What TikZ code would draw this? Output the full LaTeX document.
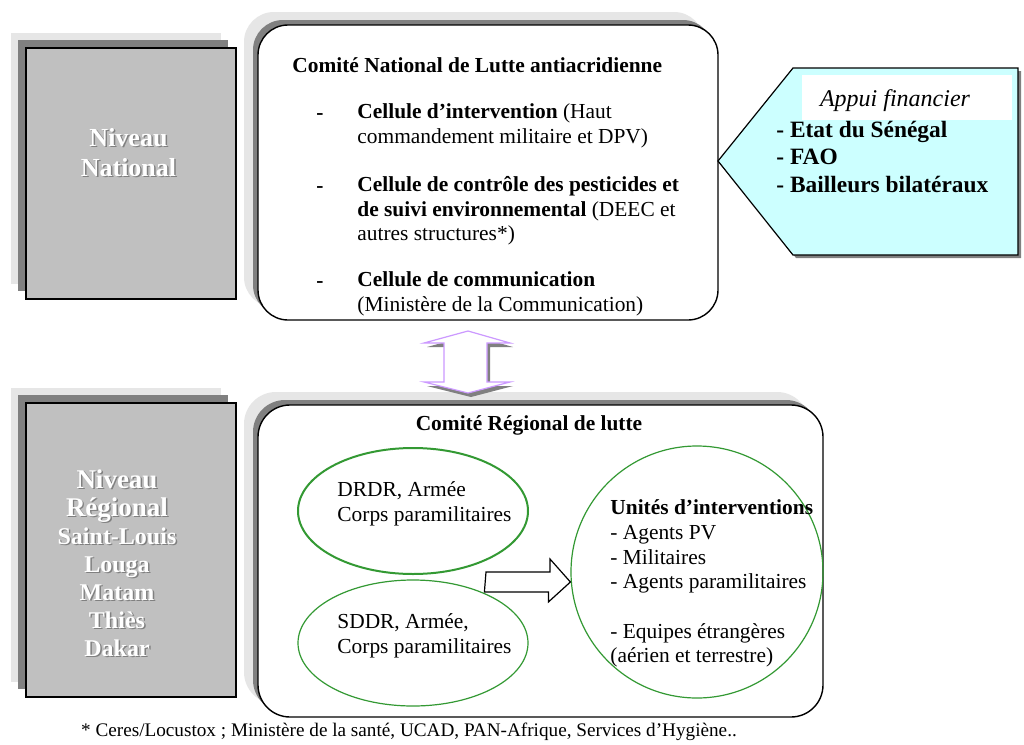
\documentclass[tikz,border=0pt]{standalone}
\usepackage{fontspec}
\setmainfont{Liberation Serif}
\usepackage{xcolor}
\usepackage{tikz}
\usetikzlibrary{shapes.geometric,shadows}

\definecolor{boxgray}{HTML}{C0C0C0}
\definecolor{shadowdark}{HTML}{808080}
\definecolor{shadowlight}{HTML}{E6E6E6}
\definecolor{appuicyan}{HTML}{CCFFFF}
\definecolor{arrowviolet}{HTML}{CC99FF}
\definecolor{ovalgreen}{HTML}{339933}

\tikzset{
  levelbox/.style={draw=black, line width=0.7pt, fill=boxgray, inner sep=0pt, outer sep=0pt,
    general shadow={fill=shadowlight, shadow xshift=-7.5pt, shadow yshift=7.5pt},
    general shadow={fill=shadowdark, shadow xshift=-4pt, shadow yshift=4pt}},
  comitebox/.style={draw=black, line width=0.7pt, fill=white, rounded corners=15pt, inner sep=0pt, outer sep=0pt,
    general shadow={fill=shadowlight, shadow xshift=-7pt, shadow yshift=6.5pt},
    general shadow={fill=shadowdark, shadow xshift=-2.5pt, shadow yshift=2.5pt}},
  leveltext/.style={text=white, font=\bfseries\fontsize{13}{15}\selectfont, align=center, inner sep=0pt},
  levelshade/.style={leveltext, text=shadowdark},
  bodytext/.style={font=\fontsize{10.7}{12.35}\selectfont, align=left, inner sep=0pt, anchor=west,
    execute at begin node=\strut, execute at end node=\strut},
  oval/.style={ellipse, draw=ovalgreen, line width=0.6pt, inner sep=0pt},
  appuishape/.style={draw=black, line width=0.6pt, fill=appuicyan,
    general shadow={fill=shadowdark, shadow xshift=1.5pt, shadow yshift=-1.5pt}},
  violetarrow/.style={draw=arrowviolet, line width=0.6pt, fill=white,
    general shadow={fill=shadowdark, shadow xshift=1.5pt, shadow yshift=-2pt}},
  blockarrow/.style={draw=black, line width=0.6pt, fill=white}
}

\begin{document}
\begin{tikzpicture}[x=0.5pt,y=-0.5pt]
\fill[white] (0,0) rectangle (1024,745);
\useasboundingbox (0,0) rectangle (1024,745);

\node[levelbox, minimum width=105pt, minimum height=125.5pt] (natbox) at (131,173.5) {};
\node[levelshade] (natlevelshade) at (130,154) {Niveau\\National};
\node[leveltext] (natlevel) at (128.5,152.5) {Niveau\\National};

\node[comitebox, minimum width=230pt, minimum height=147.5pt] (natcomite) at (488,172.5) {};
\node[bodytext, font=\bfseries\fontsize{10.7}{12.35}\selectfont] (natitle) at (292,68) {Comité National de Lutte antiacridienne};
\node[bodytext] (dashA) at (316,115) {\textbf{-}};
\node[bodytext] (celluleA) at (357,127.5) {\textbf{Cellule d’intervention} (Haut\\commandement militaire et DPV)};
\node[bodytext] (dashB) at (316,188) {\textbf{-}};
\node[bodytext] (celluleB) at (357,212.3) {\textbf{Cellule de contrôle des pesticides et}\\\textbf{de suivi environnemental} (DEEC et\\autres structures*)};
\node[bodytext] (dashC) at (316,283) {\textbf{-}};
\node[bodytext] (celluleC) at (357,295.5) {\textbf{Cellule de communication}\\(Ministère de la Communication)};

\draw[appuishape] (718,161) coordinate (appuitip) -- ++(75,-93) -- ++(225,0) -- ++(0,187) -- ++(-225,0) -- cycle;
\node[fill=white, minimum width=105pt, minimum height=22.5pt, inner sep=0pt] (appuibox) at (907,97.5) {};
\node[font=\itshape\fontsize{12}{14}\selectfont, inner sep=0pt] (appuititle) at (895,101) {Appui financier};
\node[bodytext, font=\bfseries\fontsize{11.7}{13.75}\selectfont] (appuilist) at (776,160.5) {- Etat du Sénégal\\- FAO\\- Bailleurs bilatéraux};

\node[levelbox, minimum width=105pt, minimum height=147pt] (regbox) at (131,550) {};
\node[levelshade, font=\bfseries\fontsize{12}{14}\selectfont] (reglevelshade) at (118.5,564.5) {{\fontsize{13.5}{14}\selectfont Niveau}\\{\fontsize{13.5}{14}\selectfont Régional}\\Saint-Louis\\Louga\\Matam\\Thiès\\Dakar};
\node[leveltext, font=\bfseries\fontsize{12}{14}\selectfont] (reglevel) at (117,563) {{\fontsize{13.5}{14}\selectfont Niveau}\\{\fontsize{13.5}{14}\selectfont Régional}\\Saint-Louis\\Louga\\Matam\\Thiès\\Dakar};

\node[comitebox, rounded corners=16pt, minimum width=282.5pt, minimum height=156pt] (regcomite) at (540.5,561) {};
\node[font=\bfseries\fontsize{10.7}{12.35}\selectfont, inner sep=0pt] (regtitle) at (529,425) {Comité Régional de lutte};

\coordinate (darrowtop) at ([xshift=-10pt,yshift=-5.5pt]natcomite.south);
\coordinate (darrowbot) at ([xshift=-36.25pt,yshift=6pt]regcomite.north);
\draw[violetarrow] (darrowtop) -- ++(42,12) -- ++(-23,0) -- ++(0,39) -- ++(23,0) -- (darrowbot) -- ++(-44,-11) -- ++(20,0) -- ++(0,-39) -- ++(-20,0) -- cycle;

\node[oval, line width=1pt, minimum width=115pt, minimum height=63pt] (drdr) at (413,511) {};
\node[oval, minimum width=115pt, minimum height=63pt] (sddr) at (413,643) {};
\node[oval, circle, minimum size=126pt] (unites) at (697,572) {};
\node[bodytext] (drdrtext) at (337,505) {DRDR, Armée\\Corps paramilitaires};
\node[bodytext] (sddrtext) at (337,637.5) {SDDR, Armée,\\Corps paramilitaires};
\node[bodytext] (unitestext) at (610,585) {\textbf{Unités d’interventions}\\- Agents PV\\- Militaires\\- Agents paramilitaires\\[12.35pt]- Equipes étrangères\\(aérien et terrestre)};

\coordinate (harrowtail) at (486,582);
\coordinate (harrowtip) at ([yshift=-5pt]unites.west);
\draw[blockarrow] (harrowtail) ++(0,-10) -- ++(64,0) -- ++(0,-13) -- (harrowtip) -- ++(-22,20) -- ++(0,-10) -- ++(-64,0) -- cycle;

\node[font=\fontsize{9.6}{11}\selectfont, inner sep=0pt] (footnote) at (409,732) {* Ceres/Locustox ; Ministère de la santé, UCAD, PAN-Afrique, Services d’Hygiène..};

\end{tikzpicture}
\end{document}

•••

Repeat the material above verbatim. Leave the pictures behind.

What TikZ code would draw this? Output the full LaTeX document.
\documentclass[tikz,border=0pt]{standalone}
\usepackage{fontspec}
\setmainfont{Liberation Serif}
\usepackage{xcolor}
\usepackage{tikz}
\usetikzlibrary{shapes.geometric,shadows}

\definecolor{boxgray}{HTML}{C0C0C0}
\definecolor{shadowdark}{HTML}{808080}
\definecolor{shadowlight}{HTML}{E6E6E6}
\definecolor{appuicyan}{HTML}{CCFFFF}
\definecolor{arrowviolet}{HTML}{CC99FF}
\definecolor{ovalgreen}{HTML}{339933}

\tikzset{
  levelbox/.style={draw=black, line width=0.7pt, fill=boxgray, inner sep=0pt, outer sep=0pt,
    general shadow={fill=shadowlight, shadow xshift=-7.5pt, shadow yshift=7.5pt},
    general shadow={fill=shadowdark, shadow xshift=-4pt, shadow yshift=4pt}},
  comitebox/.style={draw=black, line width=0.7pt, fill=white, rounded corners=15pt, inner sep=0pt, outer sep=0pt,
    general shadow={fill=shadowlight, shadow xshift=-7pt, shadow yshift=6.5pt},
    general shadow={fill=shadowdark, shadow xshift=-2.5pt, shadow yshift=2.5pt}},
  leveltext/.style={text=white, font=\bfseries\fontsize{13}{15}\selectfont, align=center, inner sep=0pt},
  levelshade/.style={leveltext, text=shadowdark},
  bodytext/.style={font=\fontsize{10.7}{12.35}\selectfont, align=left, inner sep=0pt, anchor=west,
    execute at begin node=\strut, execute at end node=\strut},
  oval/.style={ellipse, draw=ovalgreen, line width=0.6pt, inner sep=0pt},
  appuishape/.style={draw=black, line width=0.6pt, fill=appuicyan,
    general shadow={fill=shadowdark, shadow xshift=1.5pt, shadow yshift=-1.5pt}},
  violetarrow/.style={draw=arrowviolet, line width=0.6pt, fill=white,
    general shadow={fill=shadowdark, shadow xshift=1.5pt, shadow yshift=-2pt}},
  blockarrow/.style={draw=black, line width=0.6pt, fill=white}
}

\begin{document}
\begin{tikzpicture}[x=0.5pt,y=-0.5pt]
\fill[white] (0,0) rectangle (1024,745);
\useasboundingbox (0,0) rectangle (1024,745);

\node[levelbox, minimum width=105pt, minimum height=125.5pt] (natbox) at (131,173.5) {};
\node[levelshade] (natlevelshade) at (130,154) {Niveau\\National};
\node[leveltext] (natlevel) at (128.5,152.5) {Niveau\\National};

\node[comitebox, minimum width=230pt, minimum height=147.5pt] (natcomite) at (488,172.5) {};
\node[bodytext, font=\bfseries\fontsize{10.7}{12.35}\selectfont] (natitle) at (292,68) {Comité National de Lutte antiacridienne};
\node[bodytext] (dashA) at (316,115) {\textbf{-}};
\node[bodytext] (celluleA) at (357,127.5) {\textbf{Cellule d’intervention} (Haut\\commandement militaire et DPV)};
\node[bodytext] (dashB) at (316,188) {\textbf{-}};
\node[bodytext] (celluleB) at (357,212.3) {\textbf{Cellule de contrôle des pesticides et}\\\textbf{de suivi environnemental} (DEEC et\\autres structures*)};
\node[bodytext] (dashC) at (316,283) {\textbf{-}};
\node[bodytext] (celluleC) at (357,295.5) {\textbf{Cellule de communication}\\(Ministère de la Communication)};

\draw[appuishape] (718,161) coordinate (appuitip) -- ++(75,-93) -- ++(225,0) -- ++(0,187) -- ++(-225,0) -- cycle;
\node[fill=white, minimum width=105pt, minimum height=22.5pt, inner sep=0pt] (appuibox) at (907,97.5) {};
\node[font=\itshape\fontsize{12}{14}\selectfont, inner sep=0pt] (appuititle) at (895,101) {Appui financier};
\node[bodytext, font=\bfseries\fontsize{11.7}{13.75}\selectfont] (appuilist) at (776,160.5) {- Etat du Sénégal\\- FAO\\- Bailleurs bilatéraux};

\node[levelbox, minimum width=105pt, minimum height=147pt] (regbox) at (131,550) {};
\node[levelshade, font=\bfseries\fontsize{12}{14}\selectfont] (reglevelshade) at (118.5,564.5) {{\fontsize{13.5}{14}\selectfont Niveau}\\{\fontsize{13.5}{14}\selectfont Régional}\\Saint-Louis\\Louga\\Matam\\Thiès\\Dakar};
\node[leveltext, font=\bfseries\fontsize{12}{14}\selectfont] (reglevel) at (117,563) {{\fontsize{13.5}{14}\selectfont Niveau}\\{\fontsize{13.5}{14}\selectfont Régional}\\Saint-Louis\\Louga\\Matam\\Thiès\\Dakar};

\node[comitebox, rounded corners=16pt, minimum width=282.5pt, minimum height=156pt] (regcomite) at (540.5,561) {};
\node[font=\bfseries\fontsize{10.7}{12.35}\selectfont, inner sep=0pt] (regtitle) at (529,425) {Comité Régional de lutte};

\coordinate (darrowtop) at ([xshift=-10pt,yshift=-5.5pt]natcomite.south);
\coordinate (darrowbot) at ([xshift=-36.25pt,yshift=6pt]regcomite.north);
\draw[violetarrow] (darrowtop) -- ++(42,12) -- ++(-23,0) -- ++(0,39) -- ++(23,0) -- (darrowbot) -- ++(-44,-11) -- ++(20,0) -- ++(0,-39) -- ++(-20,0) -- cycle;

\node[oval, line width=1pt, minimum width=115pt, minimum height=63pt] (drdr) at (413,511) {};
\node[oval, minimum width=115pt, minimum height=63pt] (sddr) at (413,643) {};
\node[oval, circle, minimum size=126pt] (unites) at (697,572) {};
\node[bodytext] (drdrtext) at (337,505) {DRDR, Armée\\Corps paramilitaires};
\node[bodytext] (sddrtext) at (337,637.5) {SDDR, Armée,\\Corps paramilitaires};
\node[bodytext] (unitestext) at (610,585) {\textbf{Unités d’interventions}\\- Agents PV\\- Militaires\\- Agents paramilitaires\\[12.35pt]- Equipes étrangères\\(aérien et terrestre)};

\coordinate (harrowtail) at (486,582);
\coordinate (harrowtip) at ([yshift=-5pt]unites.west);
\draw[blockarrow] (harrowtail) ++(0,-10) -- ++(64,0) -- ++(0,-13) -- (harrowtip) -- ++(-22,20) -- ++(0,-10) -- ++(-64,0) -- cycle;

\node[font=\fontsize{9.6}{11}\selectfont, inner sep=0pt] (footnote) at (409,732) {* Ceres/Locustox ; Ministère de la santé, UCAD, PAN-Afrique, Services d’Hygiène..};

\end{tikzpicture}
\end{document}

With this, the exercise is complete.